Fiction in the early '70s brought a return to old-fashioned storytelling, especially with Erich Segal's Love Story. The seventies also saw the decline of previously well-respected writers, such as Saul Bellow and Peter De Vries, who both released poorly received novels at the start of the decade. Racism remained a key literary subject. John Updike emerged as a major literary figure. Reflections of the 1960s experience also found roots in the literature of the decade through the works of Joyce Carol Oates and Wright Morris. With the rising cost of hard-cover books and the increasing readership of "genre fiction", the paperback became a popular medium. Criminal non-fiction also became a popular topic. Irreverence and satire, typified in Kurt Vonnegut's Breakfast of Champions, were common literary elements. The horror genre also emerged, and by the late 1970s Stephen King had become one of the most popular genre novelists. The postmodern author Thomas Pynchon published his most famous work, Gravity's Rainbow, in 1973.
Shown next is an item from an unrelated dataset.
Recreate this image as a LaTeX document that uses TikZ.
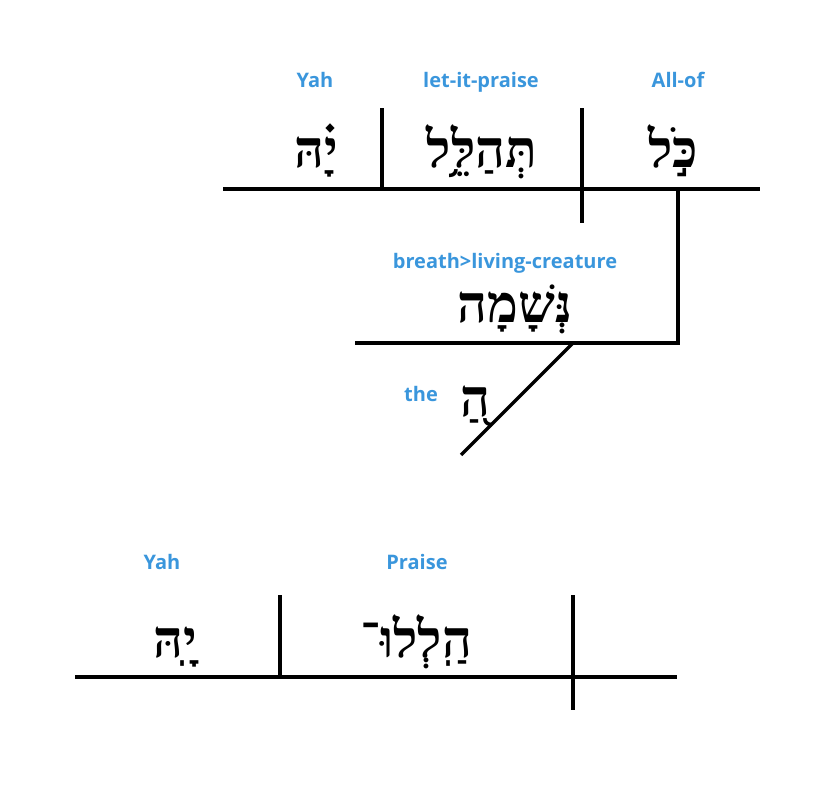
\documentclass[tikz,border=0pt]{standalone}
\usepackage{fontspec}
\newfontfamily\glossfont{Open Sans}
\newfontfamily\hebfont[Script=Hebrew]{Liberation Serif}
\TeXXeTstate=1
\definecolor{glossblue}{RGB}{58,150,220}
\tikzset{
  gloss/.style={text=glossblue, font=\glossfont\bfseries\fontsize{20}{24}\selectfont, anchor=base, inner sep=0pt},
  heb/.style={font=\hebfont\bfseries\fontsize{52}{58}\selectfont, anchor=base, inner sep=0pt},
  rule/.style={line width=3.2pt}
}
\begin{document}
\begin{tikzpicture}[x=1pt,y=-1pt]
	\useasboundingbox (0,0) rectangle (825,800);
	% upper clause
	\node[gloss] (yah1) at (315,88) {Yah};
	\node[gloss] (letpraise) at (481,88) {let-it-praise};
	\node[gloss] (allof) at (678,88) {All-of};
	\node[heb] (yahheb1) at (316,167) {\beginR יָ֗הּ\endR};
	\node[heb] (tehallel) at (482,167) {\beginR תְּהַלֵּ֥ל\endR};
	\node[heb] (kol) at (673,167) {\beginR כֹּ֣ל\endR};
	\node[gloss] (breath) at (505,268) {breath>living-creature};
	\node[heb] (neshamah) at (515,322) {\beginR נְּשָׁמָה\endR};
	\node[gloss] (the) at (421,401) {the};
	\node[heb] (ha) at (475,416) {\beginR הַ֭\endR};
	\coordinate (base1w) at (223,189);
	\coordinate (base1e) at (760,189);
	\coordinate (vo1top) at (382,108);
	\coordinate (vo1bot) at (382,189);
	\coordinate (sp1top) at (582,108);
	\coordinate (sp1bot) at (582,223);
	\coordinate (kolfoot) at (678,189);
	\coordinate (breathe) at (678,343);
	\coordinate (breathw) at (355,343);
	\coordinate (theup) at (573,343);
	\coordinate (thedown) at (461,455);
	 \draw[rule] (base1w) -- (base1e);
	 \draw[rule] (vo1top) -- (vo1bot);
	 \draw[rule] (sp1top) -- (sp1bot);
	 \draw[rule] (kolfoot) -- (breathe) -- (breathw);
	 \draw[rule] (theup) -- (thedown);
	% lower clause
	\node[gloss] (yah2) at (162,569) {Yah};
	\node[gloss] (praise) at (417,569) {Praise};
	\node[heb] (yahheb2) at (175,657) {\beginR יָֽהּ\endR};
	\node[heb] (hallelu) at (416,657) {\beginR הַֽלְלוּ־\endR};
	\coordinate (base2w) at (75,677);
	\coordinate (base2e) at (677,677);
	\coordinate (vo2top) at (280,595);
	\coordinate (vo2bot) at (280,677);
	\coordinate (sp2top) at (573,595);
	\coordinate (sp2bot) at (573,710);
	 \draw[rule] (base2w) -- (base2e);
	 \draw[rule] (vo2top) -- (vo2bot);
	 \draw[rule] (sp2top) -- (sp2bot);
\end{tikzpicture}
\end{document}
In non-fiction, several books related to Nixon and the Watergate scandal topped the best-selling lists. 1977 brought many high-profile biographical works of literary figures, such as those of Virginia Woolf, Agatha Christie, and J. R. R. Tolkien.

The fake memoir Go Ask Alice was released in 1971. Upon its initial release the book was marketed as a real diary of a teenage girl who overdosed in the 1960s. However, it was later revealed that the book was actually written by Beatrice Sparks.

Architecture

Architecture in the 1970s began as a continuation of styles created by such architects as Frank Lloyd Wright and Ludwig Mies van der Rohe. Early in the decade, several architects competed to build the tallest building in the world. Of these buildings, the most notable are the John Hancock Center and Sears Tower in Chicago, both designed by Bruce Graham and Fazlur Khan, and the World Trade Center towers in New York by American architect Minoru Yamasaki. The decade also brought experimentation in geometric design, pop-art, postmodernism, and early deconstructivism.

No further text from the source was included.